Stop Dumping Your Pet Goldfish Into Lakes

Stop Dumping Your Pet Goldfish Into Lakes

It’s a common story: A family gets a goldfish, but then their kid tires of it — maybe soccer, guitar lessons, or schoolwork start taking priority. The family wants to get rid of the fish but doesn’t want to hurt it, so they release it into a local waterway or flush it down the toilet. A well-intentioned move, sure, but it’s causing ecological problems.

Last week, officials from Burnsville, a Minnesota town just south of Minneapolis, urged residents to stop dumping pet goldfish into ponds and lakes.

“They grow bigger than you think and contribute to poor water quality by mucking up the bottom sediments and uprooting plants,” the town’s official account tweeted. “Groups of these large goldfish were recently found in Keller Lake.”

They included photos of some of the fish they’d found in the lake, and bigger than you think is right.

Big fish. (Photo: City of Burnsville, Minnesota)
Big fish. (Photo: City of Burnsville, Minnesota)

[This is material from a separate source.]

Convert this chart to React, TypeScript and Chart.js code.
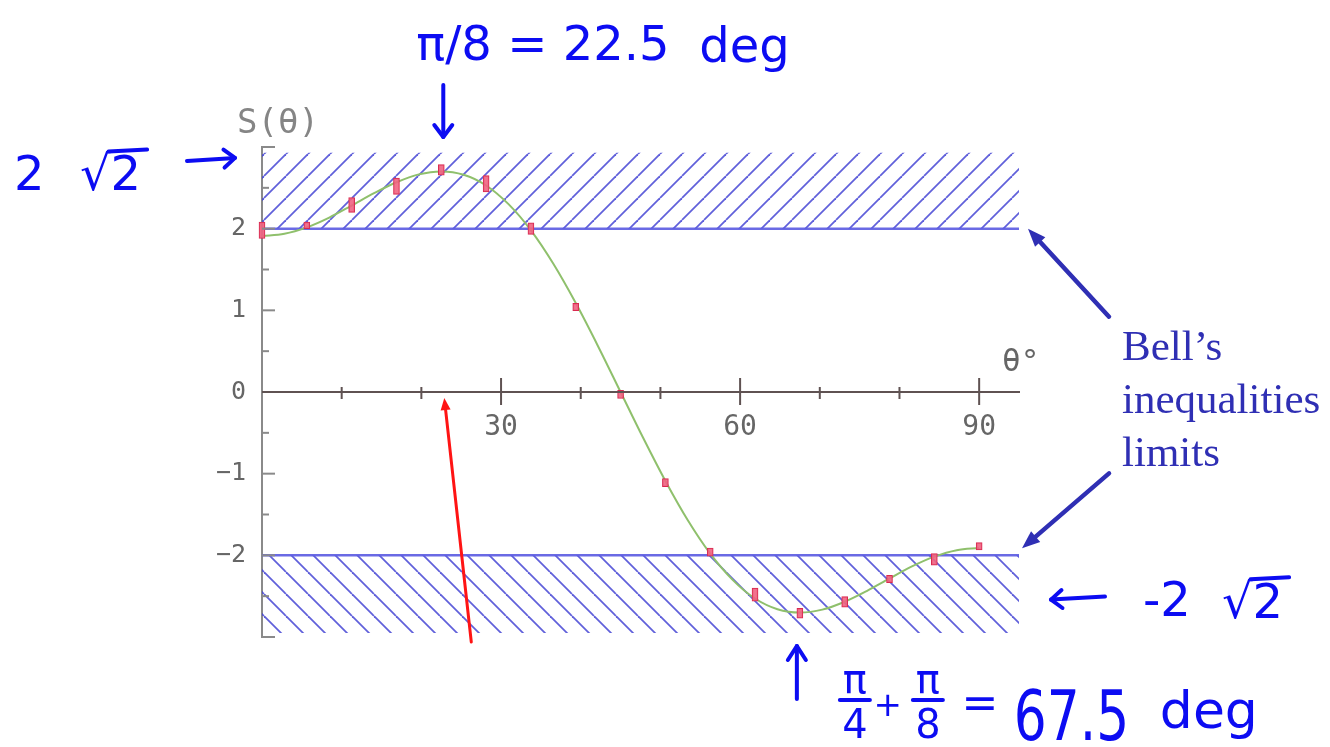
import React, { useEffect, useRef } from 'react';
import { Chart, registerables } from 'chart.js';

Chart.register(...registerables);

// ---------------- data ----------------
const ANGLES = [0, 5.625, 11.25, 16.875, 22.5, 28.125, 33.75, 39.375, 45, 50.625, 56.25, 61.875, 67.5, 73.125, 78.75, 84.375, 90];
const S_MEASURED = [1.98, 2.04, 2.29, 2.52, 2.72, 2.55, 2.0, 1.04, -0.03, -1.11, -1.96, -2.48, -2.71, -2.57, -2.29, -2.05, -1.89];
const S_ERROR = [0.1, 0.04, 0.09, 0.1, 0.065, 0.1, 0.07, 0.045, 0.05, 0.05, 0.05, 0.08, 0.06, 0.065, 0.045, 0.07, 0.045];

const CURVE_ANGLES = [0, 2.8125, 5.625, 8.4375, 11.25, 14.0625, 16.875, 19.6875, 22.5, 25.3125, 28.125, 30.9375, 33.75, 36.5625, 39.375, 42.1875, 45,
  47.8125, 50.625, 53.4375, 56.25, 59.0625, 61.875, 64.6875, 67.5, 70.3125, 73.125, 75.9375, 78.75, 81.5625, 84.375, 87.1875, 90];
const CURVE_S = [1.91, 1.937, 2.016, 2.136, 2.283, 2.434, 2.568, 2.665, 2.701, 2.66, 2.529, 2.3, 1.979, 1.57, 1.089, 0.558, 0,
  -0.558, -1.089, -1.57, -1.979, -2.3, -2.529, -2.66, -2.701, -2.665, -2.568, -2.434, -2.283, -2.136, -2.016, -1.937, -1.91];

const LIMIT_ANGLES = [0, 95];
const LIMIT_UPPER = [2, 2];
const LIMIT_LOWER = [-2, -2];
const HATCH_TOP = 2.93;
const HATCH_BOTTOM = -2.95;

const X_MIN = 0;
const X_MAX = 95;
const Y_MIN = -3;
const Y_MAX = 3;
const X_LABELED = [30, 60, 90];
const Y_LABELED = [-2, -1, 0, 1, 2];

// ---------------- styles ----------------
const AXIS_X_COLOR = '#5f5252';
const AXIS_Y_COLOR = '#8a8a8a';
const TICK_TEXT = '#666666';
const HATCH_COLOR = 'rgba(68,68,212,0.85)';
const LIMIT_COLOR = 'rgba(90,90,225,0.9)';
const CURVE_COLOR = '#8fc06c';
const INK = '#0c0cf2';
const BELL_COLOR = '#2f2fb4';
const MONO = '"DejaVu Sans Mono", "Liberation Mono", monospace';
const HAND = '"DejaVu Sans", "Noto Sans", sans-serif';

function makeHatch(ctx: CanvasRenderingContext2D, dir: 1 | -1): CanvasPattern | string {
  const s = 22;
  const c = document.createElement('canvas');
  c.width = s;
  c.height = s;
  const g = c.getContext('2d');
  if (!g) return HATCH_COLOR;
  g.strokeStyle = HATCH_COLOR;
  g.lineWidth = 1.8;
  for (const k of [-1, 0, 1]) {
    g.beginPath();
    if (dir === 1) {
      g.moveTo(k * s, s);
      g.lineTo(k * s + s, 0);
    } else {
      g.moveTo(k * s, 0);
      g.lineTo(k * s + s, s);
    }
    g.stroke();
  }
  return ctx.createPattern(c, 'repeat') || HATCH_COLOR;
}

function line(ctx: CanvasRenderingContext2D, x1: number, y1: number, x2: number, y2: number) {
  ctx.beginPath();
  ctx.moveTo(x1, y1);
  ctx.lineTo(x2, y2);
  ctx.stroke();
}

function arrow(ctx: CanvasRenderingContext2D, x1: number, y1: number, x2: number, y2: number,
  color: string, width: number, len: number, half: number, filled: boolean) {
  const a = Math.atan2(y2 - y1, x2 - x1);
  const bx = x2 - len * Math.cos(a);
  const by = y2 - len * Math.sin(a);
  const px = -Math.sin(a) * half;
  const py = Math.cos(a) * half;
  ctx.strokeStyle = color;
  ctx.fillStyle = color;
  ctx.lineWidth = width;
  ctx.lineCap = 'round';
  ctx.lineJoin = 'round';
  line(ctx, x1, y1, filled ? bx : x2, filled ? by : y2);
  ctx.beginPath();
  ctx.moveTo(bx + px, by + py);
  ctx.lineTo(x2, y2);
  ctx.lineTo(bx - px, by - py);
  if (filled) {
    ctx.closePath();
    ctx.fill();
  } else {
    ctx.stroke();
  }
}

function sqrtText(ctx: CanvasRenderingContext2D, x: number, y: number, size: number) {
  ctx.font = `${size}px ${HAND}`;
  ctx.textAlign = 'left';
  ctx.textBaseline = 'alphabetic';
  ctx.fillText('√2', x, y);
  const wr = ctx.measureText('√').width;
  const w2 = ctx.measureText('2').width;
  ctx.lineWidth = 4;
  ctx.lineCap = 'round';
  line(ctx, x + wr - 2, y - size * 0.8, x + wr + w2 + 6, y - size * 0.84);
}

function frac(ctx: CanvasRenderingContext2D, top: string, bottom: string, cx: number, barY: number, size: number) {
  ctx.font = `${size}px ${HAND}`;
  ctx.textAlign = 'center';
  ctx.textBaseline = 'alphabetic';
  ctx.fillText(top, cx, barY - 7);
  ctx.lineWidth = 4;
  line(ctx, cx - 15, barY, cx + 15, barY);
  ctx.fillText(bottom, cx, barY + size * 0.95);
}

const decorPlugin = {
  id: 'decor',
  afterDraw(chart: any) {
    const { ctx, chartArea, scales } = chart;
    const xs = scales.x;
    const ys = scales.y;
    ctx.save();

    // inward y ticks
    ctx.strokeStyle = AXIS_Y_COLOR;
    ctx.lineWidth = 2;
    ys.ticks.forEach((t: any) => {
      const py = ys.getPixelForValue(t.value);
      const major = Number.isInteger(t.value);
      line(ctx, chartArea.left, py, chartArea.left + (major ? 13 : 7), py);
    });

    // crossing x ticks
    const y0 = ys.getPixelForValue(0);
    ctx.strokeStyle = AXIS_X_COLOR;
    ctx.lineWidth = 2;
    line(ctx, chartArea.left, y0, chartArea.right, y0);
    xs.ticks.forEach((t: any) => {
      if (t.value === 0) return;
      const px = xs.getPixelForValue(t.value);
      const major = X_LABELED.includes(t.value);
      line(ctx, px, y0 - (major ? 14 : 5), px, y0 + (major ? 13 : 7));
    });

    // axis titles
    ctx.fillStyle = '#858585';
    ctx.font = `34px ${MONO}`;
    ctx.textAlign = 'left';
    ctx.textBaseline = 'alphabetic';
    ctx.fillText('S(θ)', chartArea.left - 25, chartArea.top - 14);
    ctx.fillStyle = TICK_TEXT;
    ctx.font = `31px ${MONO}`;
    ctx.fillText('θ°', chartArea.right - 17, y0 - 21);

    // Bell's text and arrows
    ctx.fillStyle = BELL_COLOR;
    ctx.font = `43px "Liberation Serif", "DejaVu Serif", serif`;
    const bx = chartArea.right + 103;
    ctx.fillText('Bell’s', bx, y0 - 32);
    ctx.fillText('inequalities', bx, y0 + 21);
    ctx.fillText('limits', bx, y0 + 74);
    const yTop = ys.getPixelForValue(2);
    const yBot = ys.getPixelForValue(-2);
    arrow(ctx, chartArea.right + 90, yTop + 88, chartArea.right + 9, yTop, BELL_COLOR, 4.5, 18, 7, true);
    arrow(ctx, chartArea.right + 90, yBot - 82, chartArea.right + 3, yBot - 7, BELL_COLOR, 4.5, 18, 7, true);

    // red arrow to 22.5 deg on the axis
    const x225 = xs.getPixelForValue(22.5);
    arrow(ctx, x225 + 30, chartArea.bottom + 5, x225 + 3, y0 + 6, '#ff1414', 3, 12, 5, true);

    // handwritten notes
    ctx.fillStyle = INK;
    ctx.strokeStyle = INK;
    ctx.font = `48px ${HAND}`;
    ctx.textAlign = 'left';
    ctx.fillText('π/8 = 22.5', x225 - 25, 60);
    ctx.fillText('deg', x225 + 258, 62);
    arrow(ctx, x225 + 2, chartArea.top - 62, x225 + 2, chartArea.top - 10, INK, 4, 12, 9, false);

    // 2√2 -->
    const y283 = ys.getPixelForValue(2.83);
    ctx.font = `48px ${HAND}`;
    ctx.fillText('2', 14, y283 + 29);
    sqrtText(ctx, 80, y283 + 29, 48);
    arrow(ctx, chartArea.left - 75, y283, chartArea.left - 27, y283 - 3, INK, 4, 11, 9, false);

    // <-- -2√2
    const yNeg = ys.getPixelForValue(-2.53);
    arrow(ctx, chartArea.right + 86, yNeg - 2, chartArea.right + 32, yNeg + 1, INK, 4, 11, 9, false);
    ctx.font = `48px ${HAND}`;
    ctx.textAlign = 'left';
    ctx.fillText('-2', chartArea.right + 124, yNeg + 17);
    sqrtText(ctx, chartArea.right + 203, yNeg + 19, 48);

    // up arrow at 67.5 and formula
    const x675 = xs.getPixelForValue(67.5);
    arrow(ctx, x675 - 3, chartArea.bottom + 62, x675 - 3, chartArea.bottom + 9, INK, 4, 14, 9, false);
    frac(ctx, 'π', '4', x675 + 55, 700, 40);
    ctx.font = `34px ${HAND}`;
    ctx.textAlign = 'center';
    ctx.fillText('+', x675 + 88, 716);
    frac(ctx, 'π', '8', x675 + 128, 700, 40);
    ctx.font = `44px ${HAND}`;
    ctx.fillText('=', x675 + 180, 718);
    ctx.save();
    ctx.translate(x675 + 214, 740);
    ctx.scale(0.74, 1);
    ctx.font = `70px ${HAND}`;
    ctx.textAlign = 'left';
    ctx.fillText('67.5', 0, 0);
    ctx.restore();
    ctx.font = `52px ${HAND}`;
    ctx.textAlign = 'left';
    ctx.fillText('deg', x675 + 360, 728);

    ctx.restore();
  },
};

export default function App() {
  const canvasRef = useRef<HTMLCanvasElement | null>(null);

  useEffect(() => {
    const canvas = canvasRef.current;
    if (!canvas) return;
    const ctx = canvas.getContext('2d');
    if (!ctx) return;

    const hatchUp = makeHatch(ctx, 1);
    const hatchDown = makeHatch(ctx, -1);

    const errorBars = ANGLES.map((a, i) => ({ x: a, y: [S_MEASURED[i] - S_ERROR[i], S_MEASURED[i] + S_ERROR[i]] }));
    const curve = CURVE_ANGLES.map((a, i) => ({ x: a, y: CURVE_S[i] }));
    const upper = LIMIT_ANGLES.map((a, i) => ({ x: a, y: LIMIT_UPPER[i] }));
    const lower = LIMIT_ANGLES.map((a, i) => ({ x: a, y: LIMIT_LOWER[i] }));

    const chart = new Chart(ctx, {
      type: 'line',
      data: {
        datasets: [
          {
            type: 'bar',
            label: 'measured',
            data: errorBars as any,
            backgroundColor: 'rgba(240,100,130,0.9)',
            borderColor: '#d82a50',
            borderWidth: 1,
            borderSkipped: false,
            barThickness: 6,
            order: 0,
            clip: false as any,
          },
          {
            type: 'line',
            label: 'curve',
            data: curve as any,
            borderColor: CURVE_COLOR,
            borderWidth: 2,
            pointRadius: 0,
            cubicInterpolationMode: 'monotone',
            fill: false,
            order: 1,
          },
          {
            type: 'line',
            label: 'upper limit',
            data: upper as any,
            borderColor: LIMIT_COLOR,
            borderWidth: 2.5,
            pointRadius: 0,
            fill: { value: HATCH_TOP } as any,
            backgroundColor: hatchUp as any,
            order: 2,
          },
          {
            type: 'line',
            label: 'lower limit',
            data: lower as any,
            borderColor: LIMIT_COLOR,
            borderWidth: 2.5,
            pointRadius: 0,
            fill: { value: HATCH_BOTTOM } as any,
            backgroundColor: hatchDown as any,
            order: 2,
          },
        ],
      },
      options: {
        responsive: false,
        animation: false,
        devicePixelRatio: 1,
        events: [],
        layout: { padding: { left: 0, top: 147, right: 311, bottom: 110 } },
        plugins: {
          legend: { display: false },
          tooltip: { enabled: false },
        },
        scales: {
          x: {
            type: 'linear',
            position: { y: 0 } as any,
            min: X_MIN,
            max: X_MAX,
            offset: false,
            grid: { display: false, drawTicks: false },
            border: { display: true, color: AXIS_X_COLOR, width: 2 },
            ticks: {
              stepSize: 10,
              includeBounds: false,
              autoSkip: false,
              maxRotation: 0,
              padding: 19,
              color: TICK_TEXT,
              font: { family: MONO, size: 28 },
              callback: (v: any) => (X_LABELED.includes(Number(v)) ? String(v) : ''),
            },
          },
          y: {
            type: 'linear',
            position: 'left',
            min: Y_MIN,
            max: Y_MAX,
            beginAtZero: false,
            grid: { display: false, drawTicks: false },
            border: { display: true, color: AXIS_Y_COLOR, width: 2 },
            ticks: {
              stepSize: 0.5,
              autoSkip: false,
              padding: 16,
              color: TICK_TEXT,
              font: { family: MONO, size: 25 },
              callback: (v: any) => {
                const n = Number(v);
                if (!Y_LABELED.includes(n)) return '';
                return n < 0 ? '−' + String(-n) : String(n);
              },
            },
            afterFit: (scale: any) => {
              scale.width = 262;
            },
          },
        },
      },
      plugins: [decorPlugin],
    });

    return () => chart.destroy();
  }, []);

  return (
    <div style={{ position: 'fixed', left: 0, top: 0, width: 1330, height: 747, background: '#fff' }}>
      <canvas ref={canvasRef} width={1330} height={747} style={{ width: 1330, height: 747, display: 'block' }} />
    </div>
  );
}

Goldfish may be small when you take them home from county fairs or pet shops, but the creatures, who are members of the carp family, can grow to be 45.8 centimetres long. Native to East Asia, they’re invasive species when they’re introduced into American waterways.

The former pet fish can be a big nuisance. To eat, goldfish scoot across the bottom of lakes and ponds, clouding waters with the sediment they stir up and disturbing vegetation. This can make it hard for native fish populations to locate food.

Goldfish can also transmit parasites, and they are also an incredibly resilient species that can handle high turbidity, dramatic temperature changes, and low oxygen levels. So once they enter waterways, they can stick around for years.

To make matters even worse, the species reproduce quickly. Females produce up to 40,000 eggs each year, which is much more than most freshwater fish species. Since they have no natural predators in American freshwater ecosystems, lots of those offspring can survive and run rampant.

Goldfish are far from the only pets that can create such problems. Florida officials have spent years crafting policies and incentives to stop people from releasing pet reptiles — including Burmese and scrub pythons, Green anacondas, Nile monitors, green iguanas, and tegus. Those animals have wrought havoc on Florida’s delicate ecosystems, including a huge python problem in the Everglades. The state has an authorised python hunt in the park and has also urged residents to kill invasive iguanas “whenever possible.” (Of course, Florida being Florida, someone attempting to kill an iguana with a gun mistakenly shot a pool maintenance worker, leading the state clarify it meant calling professionals when the animals can’t be “safely” removed or dispatched.)

Outdoor cats, both feral ones and pets, are also a huge problem because they prey on native birds and mammals, sometimes in wildly sadistic ways. And thanks to their popularity as pets, non-native parrot species have also spread across the U.S. Scientists are researching their effects on ecosystems.

Minnesota officials have long warned about the dangers of releasing goldfish into the wild. Late last year, officials from Carver County, near Burnsville, said they’d pulled 50,000 goldfish out of local waters in one week, estimating that a shocking 500,000 more may remain. It’s not just Minnesota, either. In 2013, conservationists from the University of Nevada said they’d been finding more and more oversized goldfish in Lake Tahoe, including one monster that weighed over 1.8 kilograms. And goldfish have also taken over waterways in Colorado, Maryland, and even the Canadian province of Alberta, too.

So if you want to get rid of your goldfish, consider giving it away to a pet store or aquarium instead of freeing it into a lake. Your local ecosystems will thank you.